Here are procedural protections every university should provide: In accordance with OCR guidance, both accused and accusing students should be informed of their rights, decision-making boards must be informed and impartial, and they must make their decisions in a timely fashion. OCR allows both sides access to lawyers if they can afford it, but schools should go further and, to ensure equal protection regardless of financial means, offer free legal consultation and a specially trained advocate to each student, complainant and respondent. Accused students should be provided with a detailed account of the allegations against them so they can respond in an informed way. Accommodations should be made to ensure respondents also facing criminal charges are not forced to self-incriminate (though, as in civil trials, decision-makers should be allowed to take non-responses into account). Each party should also be able to submit reasonable questions for the adjudicating board to ask the other side. Over time, as schools refine the systems they are building today, it will become clear that further protections are needed and what they should be.
These campus policy reforms should benefit all involved: I spent much of this fall reading through lawsuits against schools from both respondents and those making sexual assault allegations against them, and often the two sides' procedural complaints were indistinguishable.
However, some critics, like the group of Harvard professors, Koch-funded libertarian men's groups and, to a lesser extent, Gertner, want campus decision-making about gender-based violence to look not like other forms of university discipline-which deal with offenses ranging from plagiarism to drug sales in dorms-but more like the criminal justice system. These critics call for gender violence school proceedings run more like trials than today's campus investigations, which sometimes never see both parties in a room together.

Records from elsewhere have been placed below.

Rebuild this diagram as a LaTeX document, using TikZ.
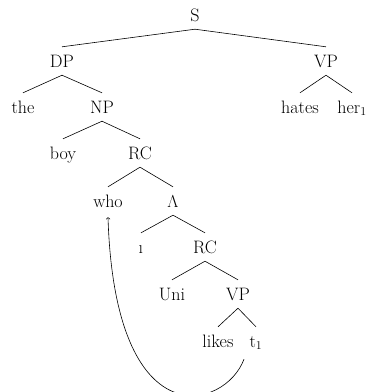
\documentclass[tikz,border=0pt]{standalone}
\usepackage{fontspec}
\begin{document}
\begin{tikzpicture}[x=1pt,y=-1pt,
  lab/.style={anchor=base,font=\fontsize{18}{20}\selectfont,text height=16pt,text depth=4pt,inner ysep=4pt,inner xsep=0pt},
  edge/.style={line width=0.6pt},
  mv/.style={line width=0.6pt,->}]
\useasboundingbox (0,0) rectangle (368,392);
% level 0
\node[lab] (S) at (195,21) {S};
% level 1
\node[lab] (DP) at (62,67) {DP};
\node[lab] (VP) at (326,67) {VP};
% level 2
\node[lab] (the) at (23,113) {the};
\node[lab] (NP) at (102,113) {NP};
\node[lab] (hates) at (300,113) {hates};
\node[lab] (her) at (352,113) {her$_1$};
% level 3
\node[lab] (boy) at (63,159) {boy};
\node[lab] (RC) at (140,159) {RC};
% level 4
\node[lab] (who) at (108,207) {who};
\node[lab] (lam) at (173,207) {$\Lambda$};
% level 5
\node[lab] (idx) at (141,253) {\i};
\node[lab] (RC2) at (205,253) {RC};
% level 6
\node[lab] (uni) at (172,300) {Uni};
\node[lab] (VP2) at (238,300) {VP};
% level 7
\node[lab] (likes) at (218,347) {likes};
\node[lab] (t) at (256,347) {t$_1$};
% edges
\draw[edge] (S.south) -- (DP.north);
\draw[edge] (S.south) -- (VP.north);
\draw[edge] (DP.south) -- (the.north);
\draw[edge] (DP.south) -- (NP.north);
\draw[edge] (VP.south) -- (hates.north);
\draw[edge] (VP.south) -- (her.north);
\draw[edge] (NP.south) -- (boy.north);
\draw[edge] (NP.south) -- (RC.north);
\draw[edge] (RC.south) -- (who.north);
\draw[edge] (RC.south) -- (lam.north);
\draw[edge] (lam.south) -- (idx.north);
\draw[edge] (lam.south) -- (RC2.north);
\draw[edge] (RC2.south) -- (uni.north);
\draw[edge] (RC2.south) -- (VP2.north);
\draw[edge] (VP2.south) -- (likes.north);
\draw[edge] (VP2.south) -- (t.north);
% movement arrow
\draw[mv] ([xshift=-12pt,yshift=-4pt]t.south) .. controls +(-19,51) and +(7,223) .. ([yshift=-2pt]who.south);
\end{tikzpicture}
\end{document}
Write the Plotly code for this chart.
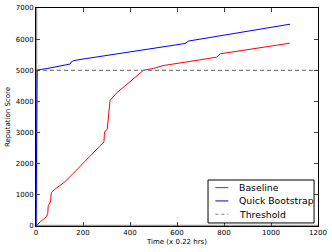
import plotly.graph_objects as go

baseline_x = [0, 20, 45, 50, 52, 56, 62, 64, 66, 80, 100, 120, 160, 200, 240, 289, 291, 294,
              303, 306, 310, 315, 343, 380, 420, 457, 500, 540, 600, 700, 768, 785, 830, 900, 1000, 1080]
baseline_y = [0, 150, 300, 400, 650, 700, 780, 1000, 1080, 1180, 1300, 1400, 1700, 2000, 2300, 2700, 2950, 3050,
              3100, 3350, 3700, 4030, 4270, 4500, 4750, 5000, 5060, 5150, 5220, 5330, 5420, 5530, 5580, 5660, 5770, 5870]

quick_x = [0, 3, 5, 50, 100, 145, 150, 160, 200, 300, 400, 500, 600, 634, 650, 700, 826, 900, 1000, 1081]
quick_y = [0, 4990, 5010, 5060, 5130, 5200, 5270, 5310, 5360, 5470, 5580, 5700, 5810, 5860, 5940, 6000, 6150, 6240, 6360, 6480]

threshold_x = [0, 1200]
threshold_y = [5000, 5000]

x_ticks = [0, 200, 400, 600, 800, 1000, 1200]
y_ticks = [0, 1000, 2000, 3000, 4000, 5000, 6000, 7000]

series_names = ["Baseline", "Quick Bootstrap", "Threshold"]
series_colors = ["#ff0000", "#0000ff", "#808080"]
series_dash = ["solid", "solid", "4px,3px"]

FONT = "DejaVu Sans"

fig = go.Figure()
for xs, ys, name, col, dash in zip([baseline_x, quick_x, threshold_x],
                                   [baseline_y, quick_y, threshold_y],
                                   series_names, series_colors, series_dash):
    fig.add_trace(go.Scatter(x=xs, y=ys, mode="lines", name=name, showlegend=False,
                             line=dict(color=col, width=1.2 if dash != "solid" else 1, dash=dash)))

# gray thick lines along x=0 and y=0
fig.add_shape(type="line", xref="x", yref="paper", x0=0, x1=0, y0=0, y1=1,
              line=dict(color="#999999", width=2.5), layer="below")
fig.add_shape(type="line", xref="paper", yref="y", x0=0, x1=1, y0=0, y1=0,
              line=dict(color="#999999", width=2.5), layer="below")

# compact legend box (matplotlib-style)
fig.add_shape(type="rect", xref="paper", yref="paper", x0=0.610, x1=0.986, y0=0.014, y1=0.211,
              line=dict(color="black", width=1), fillcolor="white", layer="above")
row_y = [0.176, 0.115, 0.054]
for ry, name, col, dash in zip(row_y, series_names, series_colors, series_dash):
    fig.add_shape(type="line", xref="paper", yref="paper", x0=0.636, x1=0.682, y0=ry, y1=ry,
                  line=dict(color=col, width=1.2 if dash != "solid" else 1,
                            dash="3px,3px" if dash != "solid" else "solid"), layer="above")
    fig.add_annotation(xref="paper", yref="paper", x=0.713, y=ry, text=name, showarrow=False,
                       xanchor="left", yanchor="middle", font=dict(family=FONT, size=9.3, color="black"))

fig.update_layout(
    width=332, height=252,
    margin=dict(l=36, r=14, t=8, b=26, autoexpand=False),
    paper_bgcolor="white", plot_bgcolor="white",
    font=dict(family=FONT, size=7, color="black"),
    showlegend=False,
)
fig.update_xaxes(range=[0, 1200], tickvals=x_ticks, ticks="inside", ticklen=4,
                 showline=True, linecolor="black", linewidth=1, mirror="ticks",
                 showgrid=False, zeroline=False, automargin=False,
                 title=dict(text="Time (x 0.22 hrs)", font=dict(size=7), standoff=2),
                 tickfont=dict(size=7))
fig.update_yaxes(range=[0, 7000], tickvals=y_ticks, ticks="inside", ticklen=4,
                 showline=True, linecolor="black", linewidth=1, mirror="ticks",
                 showgrid=False, zeroline=False, automargin=False,
                 title=dict(text="Reputation Score", font=dict(size=7), standoff=4),
                 tickfont=dict(size=7))

fig.write_html("out.html", config={"displayModeBar": False},
               post_script="document.body.style.margin='0';document.body.style.overflow='hidden';")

Rather than private interviews, these critics imagine combative hearings with lawyers, or even the accused students themselves, cross-examining the alleged victims and decision-makers imposing near criminal-level evidentiary burdens.
But school investigations don't look like trials because they aren't supposed to. Procedural protections run along a sliding scale in American law: The more serious the stakes, the harder we make it to prove a case. For example, civil courts-which can impose fines (and resulting reputational harms) but cannot levy prison sentences-provide fewer procedural protections than criminal courts. Like a civil verdict, an expulsion may be devastating, but does not compare in severity to incarceration. So it makes sense that the American system of justice makes it harder to get a conviction by a criminal jury than a finding of culpability by a university.

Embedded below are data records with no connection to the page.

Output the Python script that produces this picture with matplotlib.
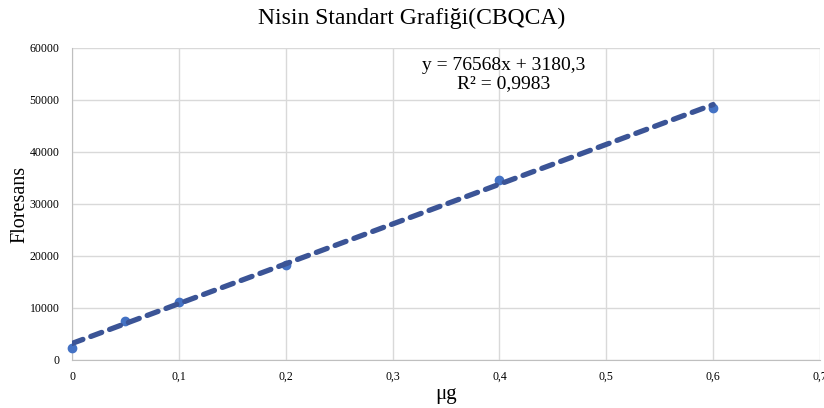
import matplotlib
matplotlib.use('Agg')
import numpy as np
import matplotlib.pyplot as plt

# standard curve measurements
conc = [0, 0.05, 0.1, 0.2, 0.4, 0.6]
fluor = [2250, 7550, 11150, 18300, 34700, 48550]

# linear trendline
slope = 76568
intercept = 3180.3
r2 = 0.9983

x_ticks = [0, 0.1, 0.2, 0.3, 0.4, 0.5, 0.6, 0.7]
x_labels = ['0', '0,1', '0,2', '0,3', '0,4', '0,5', '0,6', '0,7']
y_ticks = [0, 10000, 20000, 30000, 40000, 50000, 60000]

plt.rcParams['font.family'] = ['Liberation Serif', 'DejaVu Serif']

fig = plt.figure(figsize=(8.24, 4.08), dpi=100)
ax = fig.add_axes([72/824., 48/408., 748/824., 312/408.])

ax.set_xlim(0, 0.7)
ax.set_ylim(0, 60000)
ax.set_xticks(x_ticks)
ax.set_xticklabels(x_labels)
ax.set_yticks(y_ticks)
ax.grid(True, color='#d9d9d9', linewidth=1.0)
ax.set_axisbelow(True)
for s in ['top', 'right']:
    ax.spines[s].set_visible(False)
for s in ['left', 'bottom']:
    ax.spines[s].set_color('#bfbfbf')
ax.tick_params(length=0, labelsize=8.5)
ax.yaxis.set_tick_params(pad=9)
ax.xaxis.set_tick_params(pad=8)

ax.plot(conc, fluor, 'o', color='#4472c4', markersize=6, zorder=3, clip_on=False)

xs = np.array([0, 0.6])
line, = ax.plot(xs, slope * xs + intercept, '--', color='#3b5496', linewidth=3.8,
                dashes=(2.2, 1.6), zorder=4)
line.set_dash_capstyle('round')

eq = 'y = 76568x + 3180,3\nR² = 0,9983'
ax.text(0.404, 58300, eq, ha='center', va='top', multialignment='center',
        fontsize=14, linespacing=1.1)

fig.text(0.5, 0.955, 'Nisin Standart Grafiği(CBQCA)', ha='center', va='center', fontsize=17)
ax.set_xlabel('μg', fontsize=15, labelpad=1)
ax.set_ylabel('Floresans', fontsize=14.5, va='center')
ax.yaxis.set_label_coords(-0.069, 0.5)

plt.savefig('out.png', dpi=100)
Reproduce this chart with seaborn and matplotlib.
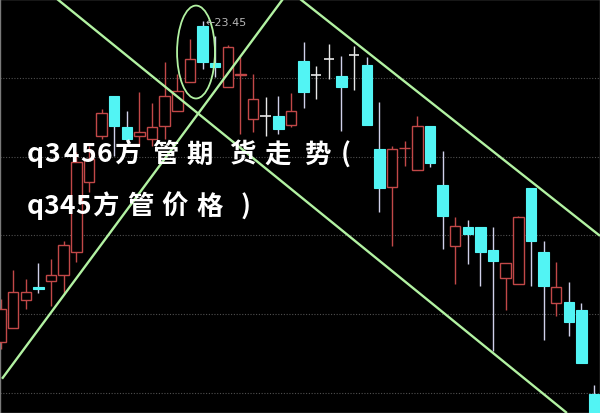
import matplotlib
matplotlib.use("Agg")
import matplotlib.pyplot as plt
import seaborn as sns
import numpy as np
from matplotlib.patches import Ellipse

# ---- data ----
opens = [15.29, 15.65, 16.36, 16.69, 16.84, 17.00, 17.58, 19.36, 20.53, 21.54, 20.76, 20.53,
         20.45, 20.78, 21.16, 21.90, 23.32, 22.38, 21.77, 22.07, 20.96, 21.03, 21.03, 20.81,
         22.43, 22.08, 22.48, 22.05, 22.58, 22.33, 20.20, 19.23, 20.21, 19.66, 20.78, 19.28,
         17.73, 18.22, 18.22, 17.63, 16.92, 16.77, 19.21, 17.58, 16.28, 16.31, 16.11, 13.97]
closes = [16.13, 16.56, 16.56, 16.64, 17.00, 17.76, 19.87, 19.94, 21.11, 20.78, 20.45, 20.63,
          20.76, 21.54, 21.67, 22.48, 22.41, 22.28, 22.79, 22.09, 21.47, 21.03, 20.70, 21.16,
          21.64, 22.08, 22.48, 21.77, 22.58, 20.81, 19.21, 20.20, 20.23, 20.78, 19.84, 18.49,
          18.24, 18.04, 17.58, 17.35, 17.30, 18.47, 17.86, 16.72, 16.69, 15.80, 14.76, 13.34]
highs = [16.39, 17.12, 16.89, 17.30, 17.40, 17.86, 20.12, 20.27, 21.21, 21.54, 21.16, 21.64,
         21.36, 22.41, 22.10, 22.99, 23.45, 23.07, 22.84, 22.53, 22.10, 21.52, 21.54, 21.62,
         22.91, 22.30, 22.86, 22.56, 22.81, 22.53, 21.39, 20.27, 20.40, 21.03, 20.78, 20.15,
         18.47, 18.39, 18.22, 18.22, 17.30, 18.49, 19.21, 17.86, 17.33, 16.82, 16.28, 14.20]
lows = [15.12, 15.65, 16.13, 16.54, 16.21, 16.51, 17.33, 19.10, 20.45, 20.02, 20.40, 20.27,
        20.27, 20.45, 21.16, 21.90, 22.23, 22.03, 21.77, 20.58, 20.63, 20.53, 20.58, 20.76,
        21.24, 21.47, 21.97, 20.65, 21.70, 20.81, 18.60, 17.73, 19.76, 19.66, 19.74, 17.66,
        16.77, 17.28, 16.72, 15.07, 16.11, 16.77, 16.72, 15.35, 15.95, 15.45, 14.76, 13.34]

peak_label = "←23.45"
peak_index = 16

# trend lines (start/end in candle index and price)
trend_x = [[4.47, 44.85], [0.12, 22.37], [23.71, 47.47]]
trend_y = [[24.01, 13.49], [14.36, 24.01], [24.01, 17.99]]

grid_levels = [14, 16, 18, 20, 22]

title_line1 = list("q3456方管期货走势(")
title_line2 = list("q345方管价格)")

# ---- style ----
sns.set_theme(style="dark", rc={"axes.facecolor": "black", "figure.facecolor": "black"})
plt.rcParams["font.family"] = ["Noto Sans CJK SC", "DejaVu Sans"]

RED = "#c24848"
CYAN = "#52f4f4"
DOWN_WICK = "#cfd0ea"
FLAT = "#e8e8e8"
GREEN = "#b2f2a2"

fig = plt.figure(figsize=(6.0, 4.14), dpi=100, facecolor="black")
ax = fig.add_axes([0, 0, 1, 1])
ax.set_facecolor("black")

n = len(opens)
x = np.arange(n)
o = np.array(opens); c = np.array(closes); h = np.array(highs); l = np.array(lows)
w = 0.83

for i in range(n):
    top, bot = max(o[i], c[i]), min(o[i], c[i])
    if c[i] > o[i]:
        ax.vlines(x[i], top, h[i], color=RED, lw=1.0, zorder=2)
        ax.vlines(x[i], l[i], bot, color=RED, lw=1.0, zorder=2)
        ax.bar(x[i], top - bot, bottom=bot, width=w, facecolor="black",
               edgecolor=RED, linewidth=1.0, zorder=3)
    elif c[i] < o[i]:
        ax.vlines(x[i], l[i], h[i], color=DOWN_WICK, lw=1.0, zorder=2)
        ax.bar(x[i], top - bot, bottom=bot, width=w, facecolor=CYAN,
               edgecolor=CYAN, linewidth=0.8, zorder=3)
    else:
        ax.vlines(x[i], l[i], h[i], color=FLAT, lw=1.0, zorder=2)
        ax.hlines(o[i], x[i] - w / 2, x[i] + w / 2, color=FLAT, lw=1.2, zorder=3)

# grid
for g in grid_levels:
    ax.axhline(g, color="#505050", lw=0.8, ls=(0, (1, 1.5)), zorder=1)

# trend lines
for tx, ty in zip(trend_x, trend_y):
    ax.plot(tx, ty, color=GREEN, lw=1.7, zorder=4, solid_capstyle="butt")

# circle around the peak
ax.add_patch(Ellipse((15.48, 22.66), 3.0, 2.36, fill=False, edgecolor=GREEN, lw=1.3, zorder=4))

ax.text(peak_index + 0.2, highs[peak_index] - 0.03, peak_label, color="#b8b8b8",
        fontsize=8, va="center", ha="left", family=["DejaVu Sans"], zorder=5)

ax.set_xlim(-0.04, 47.47)
ax.set_ylim(13.49, 24.007)
ax.set_xticks([]); ax.set_yticks([])
for s in ax.spines.values():
    s.set_color("#7a7a7a"); s.set_linewidth(1.0)

# overlay title text, character by character (centres in pixels)
pos1 = [35, 52, 71, 88, 104, 127, 165, 200, 242, 278, 317, 346]
pos2 = [35, 51, 67, 83, 105, 140, 175, 210, 246]
for ch, px in zip(title_line1, pos1):
    fig.text(px / 600, 1 - 155 / 414, ch, color="white", fontsize=19, fontweight="bold",
             va="center", ha="center", zorder=10)
for ch, px in zip(title_line2, pos2):
    fig.text(px / 600, 1 - 207 / 414, ch, color="white", fontsize=19, fontweight="bold",
             va="center", ha="center", zorder=10)

fig.savefig("out.png", dpi=100, facecolor="black")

And, crucially, where the criminal law seeks to punish, Title IX (the 1972 federal civil rights statute that forbids sex discrimination in education) seeks to engender equality. Schools are required to respond to gender-based violence as part of a broad obligation to promote equality. Title IX demands we value the education of women students (who are more likely to be victimized) just as much as that of their male peers (who are more likely to be victimizers). In a university proceeding under the statute, as in a civil rights trial and not a criminal trial, the victim is a full party to the proceeding and his or her interests are considered just as important as the accused's.
That's why, for example, all civil law responses to gender-based violence use the "preponderance of the evidence" standard for what must be proved by the complaining party. This evidentiary burden is required by sexual harassment and violence law suits under civil rights and tort law; federal agency processing of Title VII claims of harassment and violence in the workplace; prison decision-making under the Prison Rape Elimination Act; and, as required by the Department of Education, university disciplinary investigations.

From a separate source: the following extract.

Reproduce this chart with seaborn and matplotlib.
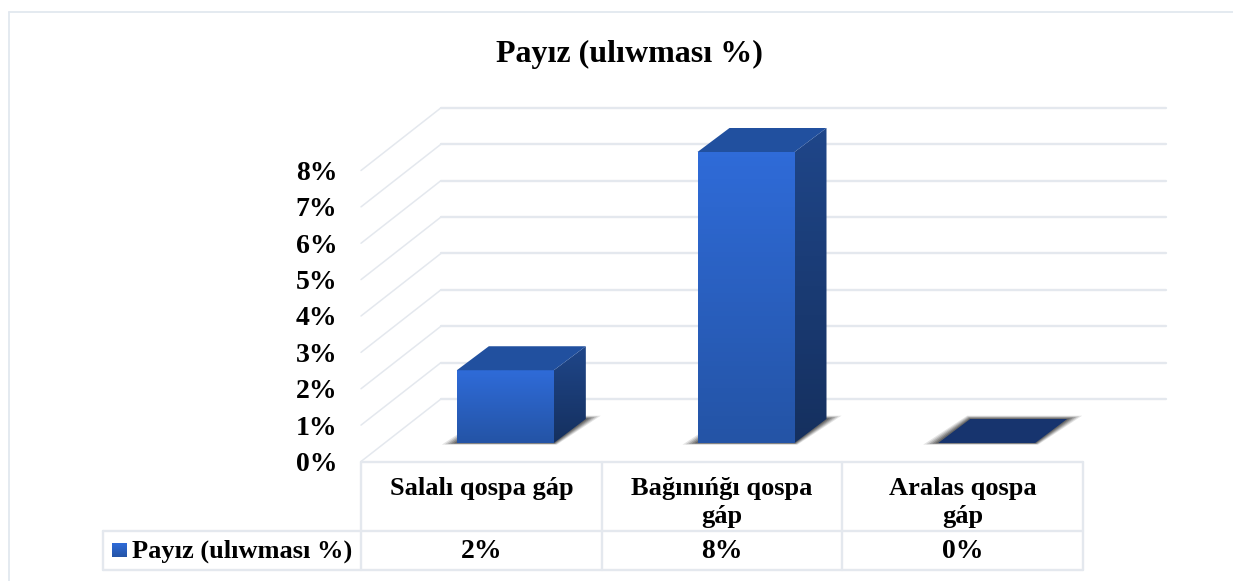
import numpy as np
import pandas as pd
import seaborn as sns
import matplotlib.pyplot as plt
from matplotlib.colors import LinearSegmentedColormap
from matplotlib.patches import Polygon, Rectangle

categories = ['Salalı qospa gáp', 'Bağınıńğı qospa\ngáp', 'Aralas qospa\ngáp']
values = [2, 8, 0]
value_labels = ['2%', '8%', '0%']
series_name = 'Payız (ulıwması %)'
y_ticks = [0, 1, 2, 3, 4, 5, 6, 7, 8]

W, H = 1233, 581
GRID = '#e4e8ee'

# pixel box of the front plane of the chart
LEFT, RIGHT = 361, 1083
ZERO, EIGHT = 461.5, 170.5
UX = (RIGHT - LEFT) / 3
UY = (ZERO - EIGHT) / 8


def px(x, y):
    # reference pixel -> data coords of the main axes
    return (x - LEFT) / UX - 0.5, (ZERO - y) / UY


sns.set_theme(style='white')
plt.rcParams['font.family'] = ['Liberation Serif', 'DejaVu Serif']
plt.rcParams['font.weight'] = 'bold'

fig = plt.figure(figsize=(W / 100, H / 100), dpi=100)
ax = fig.add_axes([LEFT / W, 1 - ZERO / H, (RIGHT - LEFT) / W, (ZERO - EIGHT) / H])

df = pd.DataFrame({'category': categories, 'value': values})

FRONT_X = 24 / UX
FRONT_Y = 18.5 / UY
DEPTH_X = 32 / UX
DEPTH_Y = 24 / UY
BAR_W = 97 / UX

sns.barplot(data=df, x='category', y='value', width=BAR_W, bottom=FRONT_Y,
            color='#2a60c0', saturation=1, ax=ax, zorder=3)
ax.set_xlim(-0.5, 2.5)
ax.set_ylim(0, 8)
ax.set_xlabel('')
ax.set_ylabel('')
for s in ax.spines.values():
    s.set_visible(False)


def gradient(patch, top, bottom, zorder):
    # vertical gradient clipped to the patch
    patch.set_facecolor('none')
    patch.set_edgecolor('none')
    patch.set_clip_on(False)
    ax.add_patch(patch)
    pts = patch.get_path().vertices if isinstance(patch, Polygon) else patch.get_corners()
    x0, x1 = pts[:, 0].min(), pts[:, 0].max()
    y0, y1 = pts[:, 1].min(), pts[:, 1].max()
    cmap = LinearSegmentedColormap.from_list('g', [bottom, top])
    im = ax.imshow(np.linspace(0, 1, 64)[:, None], origin='lower', cmap=cmap, aspect='auto',
                   extent=(x0, x1, y0, y1), zorder=zorder)
    im.set_clip_path(patch)
    im.set_clip_box(fig.bbox)


# wall and floor lines
for v in y_ticks:
    xf, yf = px(LEFT, ZERO - v * UY)
    xb, yb = px(441, 399 - v * 36.4)
    xe, _ = px(1166, 0)
    ax.plot([xf, xb], [yf, yb], color=GRID, lw=1.1, clip_on=False, zorder=1)
    ax.plot([xb, xe], [yb, yb], color=GRID, lw=1.7, clip_on=False, zorder=1)

# bars, with the depth faces and the floor shadow
for i, (bar, v) in enumerate(zip(ax.patches, values)):
    bar.set_x(bar.get_x() + FRONT_X)
    x0, x1 = bar.get_x(), bar.get_x() + BAR_W
    y0 = FRONT_Y
    y1 = y0 + v
    dx, dy = DEPTH_X, DEPTH_Y

    # soft shadow on the floor
    for grow, a in zip([15, 12, 9, 6, 3], [0.13, 0.17, 0.22, 0.28, 0.34]):
        gx, gy = grow / UX, grow * 0.22 / UY
        ax.add_patch(Polygon([(x0 - gx, y0 - gy * 0.5), (x1 + gx * 0.2, y0 - gy * 0.5),
                              (x1 + dx + gx, y0 + dy + gy), (x0 + dx - gx * 0.2, y0 + dy + gy)],
                             facecolor='#303030', edgecolor='none', alpha=a, zorder=2, clip_on=False))

    bar.set_visible(False)
    if v > 0:
        gradient(Rectangle((x0, y0), BAR_W, v), '#2f6bd8', '#2454a6', 4)
        gradient(Polygon([(x1, y0), (x1 + dx, y0 + dy), (x1 + dx, y1 + dy), (x1, y1)]),
                 '#1f4689', '#15305f', 4)
        top_col = '#21509f'
    else:
        top_col = '#17346e'
    ax.add_patch(Polygon([(x0, y1), (x1, y1), (x1 + dx, y1 + dy), (x0 + dx, y1 + dy)],
                         facecolor=top_col, edgecolor='none', zorder=5, clip_on=False))

# axis labels
ax.set_yticks(y_ticks)
ax.set_yticklabels([f'{t}%' for t in y_ticks], fontsize=20, fontweight='bold', color='black')
ax.tick_params(axis='y', length=0, pad=17)
ax.set_xticks([0, 1, 2])
ax.set_xticklabels(categories, fontsize=19, fontweight='bold', color='black', linespacing=1.28)
ax.tick_params(axis='x', length=0, pad=11)

# data table under the chart
row1 = 531
row2 = 569.5
cols = [361, 601.5, 842, 1083]
tx0, _ = px(103, 0)
_, y0t = px(0, 461.5)
_, y1t = px(0, row1)
_, y2t = px(0, row2)
for yy, start in [(y0t, px(361, 0)[0]), (y1t, tx0), (y2t, tx0)]:
    ax.plot([start, 2.5], [yy, yy], color=GRID, lw=1.7, clip_on=False, zorder=1)
for c in cols:
    cx = px(c, 0)[0]
    ax.plot([cx, cx], [y0t, y2t], color=GRID, lw=1.7, clip_on=False, zorder=1)
ax.plot([tx0, tx0], [y1t, y2t], color=GRID, lw=1.7, clip_on=False, zorder=1)

yrow = px(0, 551)[1]
for i, lab in enumerate(value_labels):
    ax.text(i, yrow, lab, ha='center', va='center', fontsize=20, fontweight='bold',
            color='black', clip_on=False)
ax.text(px(132, 0)[0], yrow, series_name, ha='left', va='center', fontsize=19,
        fontweight='bold', color='black', clip_on=False)
sx0, sy0 = px(112, 557)
sx1, sy1 = px(127, 543)
gradient(Rectangle((sx0, sy0), sx1 - sx0, sy1 - sy0), '#2f6bd8', '#2454a6', 4)

ax.set_xlim(-0.5, 2.5)
ax.set_ylim(0, 8)

# chart frame, running off the page on the right and at the bottom
fig.add_artist(plt.Line2D([9 / W, 9 / W], [0, 1 - 12 / H], color='#e2e8ef', lw=1.3))
fig.add_artist(plt.Line2D([9 / W, 1], [1 - 12 / H, 1 - 12 / H], color='#e2e8ef', lw=1.3))

fig.text(629.5 / W, 1 - 54 / H, series_name, ha='center', va='center', fontsize=23,
         fontweight='bold', color='black')

plt.savefig('out.png', dpi=100, facecolor='white')
plt.close()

The department's policy guidance reflects decades of civil law precedent, from a wide range of adjudicators and contexts, about how best to balance the interest in promoting gender equality against the interest in avoiding false findings of responsibility. A preponderance means more than half, so if most of the evidence suggests responsibility, or a lack of it, that's the conclusion the board should make. To do otherwise-to find, for example, that most of the evidence suggests a student raped a classmate, but to find him or her not responsible nonetheless because the decision-making process requires a higher burden of proof-is to value one student's education over the other's.
Gertner worries that other aspects of campus decision-making, compared with a civil trial, are so deficient that the standard requirement for evidence is too low. I agree with the professor that certain campus policies, like entirely excluding lawyers from the process, might stymy a search for truth. But the solution is not to place a bigger evidentiary burden on the alleged victim. Rather, we should solve the problem at its root. And, for rightful deviations from the trial-model, there is no need to so "compensate."
The equality principles underlying university decision-making also require that a school must take into account an interest criminal courts do not: The victim's physical and psychological safety during the hearing process. Unlike universities, which respond to sexual violence under a broad mandate of combating gender-based discrimination and hostility, the state prosecutes these crimes to vindicate its own rights, with little regard for the survivor's desires or feelings. Some proposed school reforms modeled on criminal practice, like providing accused students' (or their lawyers in their presence) the chance to directly question their alleged victim, likely would contribute to the kind of hostile environment that these proceedings are supposed to remediate. Schools have a responsibility to make sure that victims don't need to live or study or even speak with their assailants. Their investigations should not create the very situations they were charged to prevent, nor dissuade survivors from coming forward.
Schools, then, should continue to innovate, trying solutions that balance these interests like asking accused students to provide written questions to later be asked of the complainant by the board. They can also allow complaining students to answer directed questions in a written statement, analogous to written depositions outlined in the Federal Rules of Civil Procedure.
Some critics, I believe, are so focused on the criminal justice system in their professional and academic lives that they fail to appreciate in the full the different goals and consequences of campus disciplinary hearings.
I also worry that, for some but not all, this devotion to the criminal law response suggests a subtle misogyny that many focusing on this issue have internalized. No one cries foul when a student is expelled for cheating on an exam based on the preponderance of the evidence. Yet many mourn the lost "bright futures" of classmates accused of rape. And they insist that accusations of gender-based violence, and only gender-based violence, be put to the test of the criminal justice system. In doing so, they invoke old, insidious myths about the woman who "cries rape," found everywhere from the Bible to the Model Penal Code. Why do we think an accusation of sexual assault is any more likely to be false than an accusation of a punch in the face? The answer necessarily lies in the differing confidence placed in different kinds of victims-and there is a special skepticism reserved for anyone who claims to have been raped.
Virtually everyone supports equality in education for men and women, as required by Title IX. But that equality requires placing survivors and their assailants on a level field – which current campus procedures try to do and criminal law-inspired proposals would not. Equality requires that students who report sexual violence be regarded as equally trustworthy as the students they accuse, and that their futures be considered just as bright.